A Palestinian author is hiding in an undisclosed location in the Middle East after his book was banned by the Palestinian Authority last month, NPR reported last week:
Abbad Yahya (right), 28, received death threats after his novel Crime in Ramallah was banned by the PA in February. The novel centers on three young men in Ramallah, the seat of the Palestinian government, and how the murder of a woman affects their lives.
As the Palestinian government’s powers wane, the role of non-governmental organisations has risen significantly in the past few years, says campaigning journalist Daoud Kuttab. The relative success of the Palestinian civil society, however, is not matched in many Arab countries, he writes:
As internal violence increases and autocratic regimes strengthen their central powers, civil society organisations and the press are among the first casualties. Centralised powers are not interested in a vibrant civil society or a professional journalistic tradition. We have seen consistent and continuous attacks against civil society and independent journalists in Egypt and Turkey, as well as in oil-rich countries.

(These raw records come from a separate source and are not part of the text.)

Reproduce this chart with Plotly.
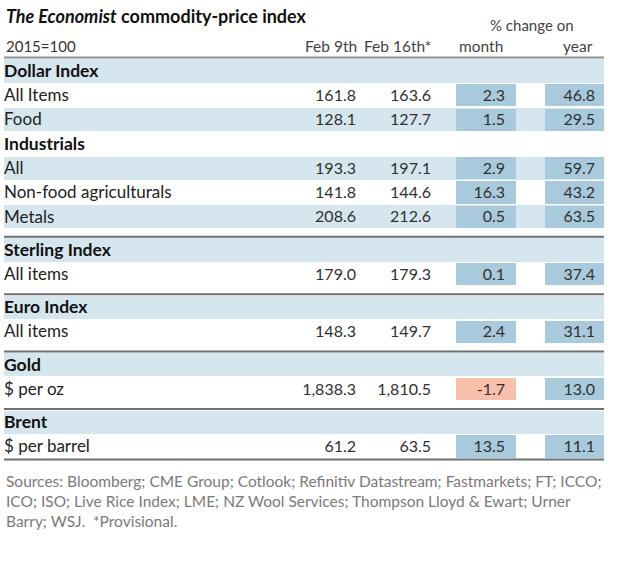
import plotly.graph_objects as go

W, H = 632, 566

# ---------------- data ----------------
title_italic = "The Economist"
title_rest = " commodity-price index"
base_label = "2015=100"
col_headers = ["Feb 9th", "Feb 16th*", "month", "year"]
pct_header = "% change on"

sections = ["Dollar Index", "Industrials", "Sterling Index", "Euro Index", "Gold", "Brent"]
section_block = [0, 0, 1, 2, 3, 4]
row_labels = ["All Items", "Food", "All", "Non-food agriculturals", "Metals",
              "All items", "All items", "$ per oz", "$ per barrel"]
row_section = [0, 0, 1, 1, 1, 2, 3, 4, 5]
feb9 = [161.8, 128.1, 193.3, 141.8, 208.6, 179.0, 148.3, 1838.3, 61.2]
feb16 = [163.6, 127.7, 197.1, 144.6, 212.6, 179.3, 149.7, 1810.5, 63.5]
chg_month = [2.3, 1.5, 2.9, 16.3, 0.5, 0.1, 2.4, -1.7, 13.5]
chg_year = [46.8, 29.5, 59.7, 43.2, 63.5, 37.4, 31.1, 13.0, 11.1]
source_lines = [
    "Sources: Bloomberg; CME Group; Cotlook; Refinitiv Datastream; Fastmarkets; FT; ICCO;",
    "ICO; ISO; Live Rice Index; LME; NZ Wool Services; Thompson Lloyd & Ewart; Urner",
    "Barry; WSJ.  *Provisional.",
]

# ---------------- layout constants ----------------
FONT = "Lato"
TXT = "#222222"
NUM = "#303030"
BAND = "#d6e6ee"
BOX = "#a9cadc"
NEG = "#f8c0aa"
RULE = "#6f6f6f"
X_LEFT, X_RIGHT = 4, 604
X_F9, X_F16, X_M, X_Y = 356, 431, 505, 595
BOX_M = (456, 516)
BOX_Y = (545, 604)
Y0, PITCH, GAP = 71, 24.3, 8.8
BAND_H, BOX_H = 23.2, 22.2
TXT_DY = 1.5

# build display rows
items = []  # (kind, text, data index, block)
for s, name in enumerate(sections):
    items.append(("head", name, None, section_block[s]))
    for r, sec in enumerate(row_section):
        if sec == s:
            items.append(("row", row_labels[r], r, section_block[s]))

ys, pos_in_block = [], []
last_block, pcount = None, 0
for i, it in enumerate(items):
    if it[3] != last_block:
        pcount = 0
        last_block = it[3]
    ys.append(Y0 + i * PITCH + it[3] * GAP)
    pos_in_block.append(pcount)
    pcount += 1

fig = go.Figure()

# bands
band_y = [ys[i] for i in range(len(items)) if pos_in_block[i] % 2 == 0]
fig.add_trace(go.Bar(orientation="h", y=band_y, x=[X_RIGHT - X_LEFT] * len(band_y),
                     base=[X_LEFT] * len(band_y), width=[BAND_H] * len(band_y),
                     marker=dict(color=BAND, line=dict(width=0)), hoverinfo="skip"))

# value boxes
row_y = [ys[i] for i, it in enumerate(items) if it[0] == "row"]
row_idx = [it[2] for it in items if it[0] == "row"]
m_vals = [chg_month[r] for r in row_idx]
y_vals = [chg_year[r] for r in row_idx]
fig.add_trace(go.Bar(orientation="h", y=row_y, x=[BOX_M[1] - BOX_M[0]] * len(row_y),
                     base=[BOX_M[0]] * len(row_y), width=[BOX_H] * len(row_y),
                     marker=dict(color=[NEG if v < 0 else BOX for v in m_vals], line=dict(width=0)),
                     hoverinfo="skip"))
fig.add_trace(go.Bar(orientation="h", y=row_y, x=[BOX_Y[1] - BOX_Y[0]] * len(row_y),
                     base=[BOX_Y[0]] * len(row_y), width=[BOX_H] * len(row_y),
                     marker=dict(color=[NEG if v < 0 else BOX for v in y_vals], line=dict(width=0)),
                     hoverinfo="skip"))

# rules
rule_y = [57.5]
for i in range(1, len(items)):
    if items[i][3] != items[i - 1][3]:
        rule_y.append(ys[i] - BAND_H / 2 - 1.5)
rule_y.append(ys[-1] + BOX_H / 2 + 2)
for k, ry in enumerate(rule_y):
    fig.add_trace(go.Scatter(x=[X_LEFT, X_RIGHT], y=[ry, ry], mode="lines",
                             line=dict(color="#8f8f8f" if k == 0 else RULE, width=2),
                             hoverinfo="skip"))

# labels
head_y = [ys[i] + TXT_DY for i, it in enumerate(items) if it[0] == "head"]
fig.add_trace(go.Scatter(x=[X_LEFT] * len(head_y), y=head_y, mode="text",
                         text=[it[1] for it in items if it[0] == "head"],
                         textposition="middle right", cliponaxis=False,
                         textfont=dict(family=FONT, size=17.5, color="#111111", weight=700),
                         hoverinfo="skip"))
row_ty = [y + TXT_DY for y in row_y]
fig.add_trace(go.Scatter(x=[X_LEFT] * len(row_y), y=row_ty, mode="text",
                         text=[it[1] for it in items if it[0] == "row"],
                         textposition="middle right", cliponaxis=False,
                         textfont=dict(family=FONT, size=17, color=TXT, weight=400),
                         hoverinfo="skip"))


def fmt(v):
    return f"{v:,.1f}"


for xpos, vals in [(X_F9, [feb9[r] for r in row_idx]), (X_F16, [feb16[r] for r in row_idx]),
                   (X_M, m_vals), (X_Y, y_vals)]:
    fig.add_trace(go.Scatter(x=[xpos] * len(row_y), y=row_ty, mode="text",
                             text=[fmt(v) for v in vals], textposition="middle left",
                             cliponaxis=False,
                             textfont=dict(family=FONT, size=16, color=NUM, weight=400),
                             hoverinfo="skip"))

ann = []
ann.append(dict(x=X_LEFT, y=16, xref="x", yref="y", xanchor="left", yanchor="middle",
                text=f"<b><i>{title_italic}</i>{title_rest}</b>", showarrow=False,
                font=dict(family=FONT, size=18, color="#111111")))
ann.append(dict(x=X_LEFT, y=46, xref="x", yref="y", xanchor="left", yanchor="middle",
                text=base_label, showarrow=False, font=dict(family=FONT, size=15, color="#333333")))
hx = [(X_F9 + 3, "right"), (X_F16 + 2, "right"), (481, "center"), (X_Y, "right")]
for (hxp, anc), t in zip(hx, col_headers):
    ann.append(dict(x=hxp, y=46, xref="x", yref="y", xanchor=anc, yanchor="middle", text=t,
                    showarrow=False, font=dict(family=FONT, size=15.5, color="#444444")))
ann.append(dict(x=532, y=25, xref="x", yref="y", xanchor="center", yanchor="middle",
                text=pct_header, showarrow=False, font=dict(family=FONT, size=15, color="#444444")))
ann.append(dict(x=X_LEFT, y=470, xref="x", yref="y", xanchor="left", yanchor="top",
                text="<br>".join(source_lines), showarrow=False, align="left",
                font=dict(family=FONT, size=15.5, color="#7a7a7a")))

fig.update_layout(
    width=W, height=H, margin=dict(l=0, r=0, t=0, b=0),
    paper_bgcolor="white", plot_bgcolor="white", showlegend=False,
    barmode="overlay", bargap=0,
    xaxis=dict(range=[0, W], visible=False, fixedrange=True),
    yaxis=dict(range=[H, 0], visible=False, fixedrange=True),
    annotations=ann,
)
fig.write_html("out.html", config={"displayModeBar": False, "staticPlot": True},
               post_script="document.body.style.margin='0';")
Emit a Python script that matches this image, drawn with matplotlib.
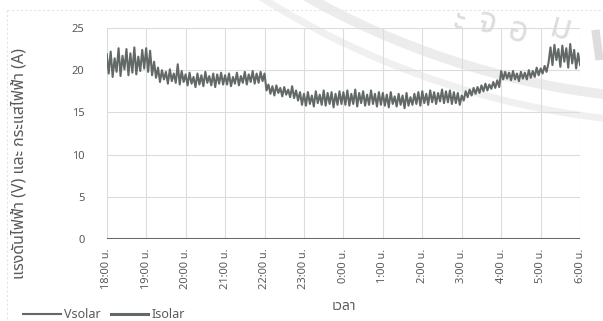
import matplotlib
matplotlib.use("Agg")
import matplotlib.pyplot as plt
import numpy as np
from matplotlib import font_manager
from matplotlib.patches import Circle

# ---- data ----
hour_labels = ["18:00 น.", "19:00 น.", "20:00 น.", "21:00 น.", "22:00 น.", "23:00 น.",
               "0:00 น.", "1:00 น.", "2:00 น.", "3:00 น.", "4:00 น.", "5:00 น.", "6:00 น."]
sample_step_min = 3
vsolar = [
    21.9, 19.6, 22.2, 19.2, 21.4, 19.8, 22.6, 19.3, 21.7, 20.1, 22.5, 19.4, 22.0, 19.7, 22.7, 19.5, 21.6, 19.9, 22.4, 20.2,
    22.6, 19.8, 22.3, 19.4, 21.0, 19.1, 20.3, 18.6, 20.0, 18.9, 19.8, 18.4, 20.1, 18.7, 19.6, 18.5, 20.7, 18.3, 19.9, 18.6,
    19.5, 18.2, 19.7, 18.4, 19.2, 18.0, 19.6, 18.3, 19.4, 18.1, 19.8, 18.5, 19.3, 18.2, 19.6, 18.0, 19.5, 18.4, 19.7, 18.3,
    19.4, 18.3, 19.6, 18.1, 19.2, 18.4, 19.7, 18.2, 19.3, 18.5, 19.8, 18.3, 19.5, 18.6, 19.9, 18.4, 19.6, 18.5, 19.8, 18.7,
    19.6, 17.6, 18.3, 17.2, 18.1, 17.0, 18.2, 17.3, 17.9, 16.9, 18.0, 17.1, 17.7, 16.8, 18.1, 16.7, 17.6, 16.4, 17.4, 15.9,
    17.2, 15.8, 17.4, 16.0, 17.0, 15.7, 17.5, 16.1, 17.1, 15.9, 17.6, 15.8, 17.3, 16.0, 17.4, 15.6, 17.2, 15.9, 17.5, 16.0,
    17.4, 15.9, 17.6, 15.8, 17.2, 16.0, 17.7, 15.7, 17.3, 16.1, 17.5, 15.8, 17.1, 15.9, 17.6, 16.0, 17.2, 15.7, 17.4, 15.9,
    17.3, 15.8, 17.1, 15.6, 17.4, 16.0, 16.9, 15.7, 17.2, 15.9, 17.0, 15.5, 17.3, 15.8, 16.8, 15.9, 17.2, 16.0, 17.4, 15.8,
    17.5, 16.1, 17.2, 15.9, 17.6, 16.2, 17.4, 16.0, 17.3, 16.3, 17.7, 16.1, 17.5, 16.2, 17.6, 16.0, 17.4, 16.1, 17.3, 15.9,
    17.0, 16.4, 17.5, 16.8, 17.7, 17.0, 17.9, 17.2, 18.0, 17.3, 18.2, 17.5, 18.4, 17.6, 18.3, 17.8, 18.6, 17.9, 18.8, 18.0,
    19.9, 18.9, 19.8, 19.0, 19.7, 18.8, 19.9, 18.9, 19.6, 18.7, 19.8, 19.0, 19.7, 18.9, 20.0, 19.1, 19.9, 19.2, 20.3, 19.4,
    20.2, 19.6, 20.5, 19.8, 20.9, 22.7, 20.6, 23.0, 21.2, 22.5, 20.4, 22.9, 21.0, 22.6, 20.3, 23.1, 20.8, 22.4, 20.2, 22.0,
    20.6,
]
isolar_hourly = [0, 0, 0, 0, 0, 0, 0, 0, 0, 0, 0, 0, 0]

names = {f.name for f in font_manager.fontManager.ttflist}
cands = [n for n in ["Noto Sans Thai", "Noto Sans Thai UI", "Loma", "Garuda", "Tlwg Typo",
                     "Sarabun", "Norasi", "Kinnari"] if n in names]
plt.rcParams['font.family'] = cands + ['DejaVu Sans']

W, H = 603, 321
fig = plt.figure(figsize=(W / 100, H / 100), dpi=100)

# background layer (watermark + scan frame), pixel coordinates
bg = fig.add_axes([0, 0, 1, 1], zorder=0)
bg.set_xlim(0, W)
bg.set_ylim(H, 0)
bg.axis("off")
bg.add_patch(Circle((700, -700), 800, fill=False, ec="#ececec", lw=7))
bg.add_patch(Circle((700, -700), 824, fill=False, ec="#f0f0f0", lw=5))
for ch, (px, py) in zip("ะจอม", [(459, 22), (487, 24), (518, 33), (561, 30)]):
    bg.text(px, py, ch, fontsize=25, color="#dddddd", ha="center", va="center", rotation=-15)
bg.plot([596, 599], [34, 56], color="#dddddd", lw=6)
bg.plot([7, 7], [10, H], color="#e4e4e4", lw=0.8, ls=(0, (2, 2)))
bg.plot([7, W], [10, 10], color="#e4e4e4", lw=0.8, ls=(0, (2, 2)))

ax = fig.add_axes([0.177, 0.255, 0.785, 0.658], zorder=1)
ax.patch.set_alpha(0)

t_v = np.arange(len(vsolar)) * sample_step_min / 60.0
t_i = np.arange(len(isolar_hourly))
line_col = "#626966"
lv, = ax.plot(t_v, vsolar, color=line_col, lw=1.5, label="Vsolar")
li, = ax.plot(t_i, isolar_hourly, color=line_col, lw=2.2, label="Isolar")

ax.set_xlim(0, 12)
ax.set_ylim(0, 25)
ax.set_xticks(np.arange(len(hour_labels)))
ax.set_xticklabels(hour_labels, rotation=90, fontsize=8, color="#595959")
ax.set_yticks([0, 5, 10, 15, 20, 25])
ax.tick_params(axis='y', labelsize=8, colors="#595959", length=0, pad=16)
ax.tick_params(axis='x', length=0, pad=7)
ax.grid(True, color="#dcdcdc", lw=0.8)
ax.set_axisbelow(True)
for s in ax.spines.values():
    s.set_visible(False)
ax.set_ylabel("แรงดันไฟฟ้า (V) และ กระแสไฟฟ้า (A)", fontsize=11.5, color="#595959")
ax.yaxis.set_label_coords(-0.167, 0.36)
ax.set_xlabel("เวลา", fontsize=10, color="#595959", labelpad=7)

fig.legend(handles=[lv, li], loc="lower left", bbox_to_anchor=(0.02, -0.035), ncol=2,
           frameon=False, fontsize=9, handlelength=3, columnspacing=0.8, handletextpad=0.25,
           labelcolor="#595959")

fig.savefig("out.png", dpi=100, facecolor="white")
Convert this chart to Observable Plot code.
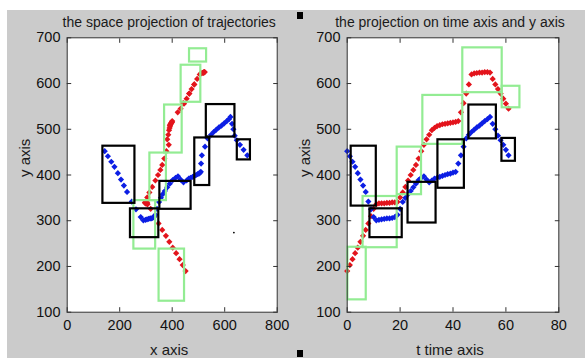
<!DOCTYPE html>
<html>
<head>
<meta charset="utf-8">
<script src="https://cdn.jsdelivr.net/npm/d3@7"></script>
<script src="https://cdn.jsdelivr.net/npm/@observablehq/plot@0.6"></script>
<style>
  html, body { margin: 0; padding: 0; background: #fff; }
  #fig { position: relative; width: 585px; height: 358px; background: #fff; overflow: hidden; }
  #bg { position: absolute; left: 7px; top: 10px; right: 0; bottom: 0; background: #cbcbcb; }
  #left { position: absolute; left: 0; top: 0; width: 290px; height: 358px; }
  #right { position: absolute; left: 290px; top: 0; width: 295px; height: 358px; }
  .handle { position: absolute; width: 6px; height: 7px; background: #000; }
</style>
</head>
<body>
<div id="fig">
  <div id="bg"></div>
  <div id="left"></div>
  <div id="right"></div>
  <div class="handle" style="left:297px;top:12px"></div>
  <div class="handle" style="left:297px;top:350px"></div>
</div>
<script>
// ---- data ----
const titleLeft = "the space projection of trajectories";
const titleRight = "the projection on time axis and y axis";
const xLabelLeft = "x axis";
const xLabelRight = "t time axis";
const yLabel = "y axis";

const xTicksLeft = [0, 200, 400, 600, 800];
const xTicksRight = [0, 20, 40, 60, 80];
const yTicks = [100, 200, 300, 400, 500, 600, 700];

// time steps
const tValues = [0,1,2,3,4,5,6,7,8,9,10,11,12,13,14,15,16,17,18,19,20,21,22,23,24,25,26,27,28,29,30,31,32,33,34,35,36,37,38,39,40,41,42,43,44,45,46,47,48,49,50,51,52,53,54,55,56,57,58,59,60,61];

// red trajectory
const redX = [451,440,428,415,402,389,376,362,348,333, 318,306,300,298,302,305,300,296,300,303, 305,313,324,336,346,355,362,370,378,387, 381,385,388,390,392,391,393,395,396,397, 398,399,400,421,442,465,484,505,510,514, 518,520,522,524,520,495,484,474,465,455, 445,432];
const redY = [190,203,216,229,241,254,267,280,294,310, 326,336,338,338,338,339,339,340,340,341, 351,362,374,388,400,411,422,436,452,466, 478,488,498,503,507,509,511,512,513,514, 515,516,518,537,557,578,598,620,622,623, 624,624,625,625,624,610,598,588,578,567, 556,545];

// blue trajectory
const blueX = [143,155,168,180,193,205,216,228,246,262, 280,290,298,304,310,316,320,325,330,336, 342,350,357,364,372,381,391,402,413,422, 432,443,455,463,470,478,485,491,497,502, 506,509,510,513,525,535,548,558,568,578, 588,598,608,616,622,628,633,638,646,658, 672,686];
const blueY = [452,441,429,418,404,390,377,363,342,325, 308,301,302,303,304,305,305,306,308,313, 326,341,350,358,365,373,381,389,394,397, 390,384,388,392,394,396,398,400,402,403, 405,407,425,443,462,480,488,494,499,504, 508,513,518,522,527,512,500,486,476,466, 455,443];

// boxes [x1, x2, y1, y2]
const leftBlackBoxes = [[136,258,338,463],[241,349,263,326],[353,472,325,386],[486,543,377,481],[530,639,483,554],[648,698,433,477]];
const leftGreenBoxes = [[466,531,647,676],[434,509,559,640],[371,438,448,553],[315,378,344,448],[254,337,238,344],[350,447,124,238]];
const rightBlackBoxes = [[1.5,11,332,463],[8.6,20.8,263,326],[23,33.6,295,384],[34.3,44.3,371,477],[46,56.4,479,553],[58.5,63.6,430,480]];
const rightGreenBoxes = [[0.25,7.2,127,242],[6,18.9,241,353],[18.9,28.1,357,461],[28.6,43.7,467,574],[43.7,58.6,580,678],[58.6,65.3,547,594]];

// stray point in the space projection
const strayX = [635];
const strayY = [274];

// ---- drawing ----
const RED = "#e3141c";
const BLUE = "#0c1ee4";
const GREEN = "#93ec93";
const FONT = "'Liberation Sans', Arial, Helvetica, sans-serif";
const idx = tValues.map((_, i) => i);

function boxMarks(boxes, color) {
  return Plot.rect(boxes, {x1: d => d[0], x2: d => d[1], y1: d => d[2], y2: d => d[3], stroke: color, strokeWidth: 2.2, fill: "none"});
}

function axes(xTicks) {
  return [
    Plot.axisX({anchor: "bottom", ticks: xTicks, tickSize: -4.5, tickPadding: 11.8, label: null, fontSize: 14.5, fill: "#111", stroke: "#333"}),
    Plot.axisX({anchor: "top", ticks: xTicks, tickSize: -4.5, fill: "none", label: null, stroke: "#333"}),
    Plot.axisY({anchor: "left", ticks: yTicks, tickSize: -4.5, tickPadding: 11.2, label: null, fontSize: 14.5, fill: "#111", stroke: "#333"}),
    Plot.axisY({anchor: "right", ticks: yTicks, tickSize: -4.5, fill: "none", label: null, stroke: "#333"})
  ];
}

function panel({xs, xDomain, xTicks, blackBoxes, greenBoxes, title, xLabel, width, marginLeft, marginRight, extra}) {
  return Plot.plot({
    width, height: 358,
    marginLeft, marginRight, marginTop: 37.3, marginBottom: 46.3,
    x: {domain: xDomain},
    y: {domain: [100, 700]},
    style: {background: "transparent", fontFamily: FONT, color: "#1a1a1a", overflow: "visible"},
    marks: [
      Plot.frame({fill: "white", stroke: null}),
      Plot.dot(idx, {x: i => xs.red[i], y: i => redY[i], symbol: "diamond2", r: 2.8, fill: RED}),
      Plot.dot(idx, {x: i => xs.blue[i], y: i => blueY[i], symbol: "diamond2", r: 2.8, fill: BLUE}),
      boxMarks(greenBoxes, GREEN),
      boxMarks(blackBoxes, "#000"),
      ...(extra || []),
      Plot.frame({stroke: "#333", strokeWidth: 1}),
      ...axes(xTicks),
      Plot.text([title], {frameAnchor: "top", lineAnchor: "bottom", dy: -11.3, dx: -3, fontSize: 14, fill: "#1a1a1a"}),
      Plot.text([xLabel], {frameAnchor: "bottom", lineAnchor: "bottom", dy: 42.3, dx: -3, fontSize: 15, fill: "#1a1a1a"}),
      Plot.text([yLabel], {frameAnchor: "left", dx: -42, dy: 2, rotate: -90, fontSize: 15, fill: "#1a1a1a"})
    ]
  });
}

document.getElementById("left").append(panel({
  xs: {red: redX, blue: blueX},
  xDomain: [0, 800], xTicks: xTicksLeft,
  blackBoxes: leftBlackBoxes, greenBoxes: leftGreenBoxes,
  title: titleLeft, xLabel: xLabelLeft,
  width: 290, marginLeft: 66.7, marginRight: 13.3,
  extra: [Plot.dot(strayX.map((_, i) => i), {x: i => strayX[i], y: i => strayY[i], r: 0.9, fill: "#000"})]
}));

document.getElementById("right").append(panel({
  xs: {red: tValues, blue: tValues},
  xDomain: [0, 80], xTicks: xTicksRight,
  blackBoxes: rightBlackBoxes, greenBoxes: rightGreenBoxes,
  title: titleRight, xLabel: xLabelRight,
  width: 295, marginLeft: 56.7, marginRight: 26.7
}));
</script>
</body>
</html>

The situation of civil society and the press in Jordan is not as bad as in other countries, but some negative trends can be seen here and there, adds Kuttab (left):
An effort to demonise civil society is sometimes given government blessing; that appears in public statements and in actions against basic rights like the freedom to assemble or hold meetings without the need for a prior licence. This is also evident in how different ministries, officials and public bodies react to civil society and the press. At the very same time that some ministries are working hand in hand with civil society organisations, others appear to work to undermine it.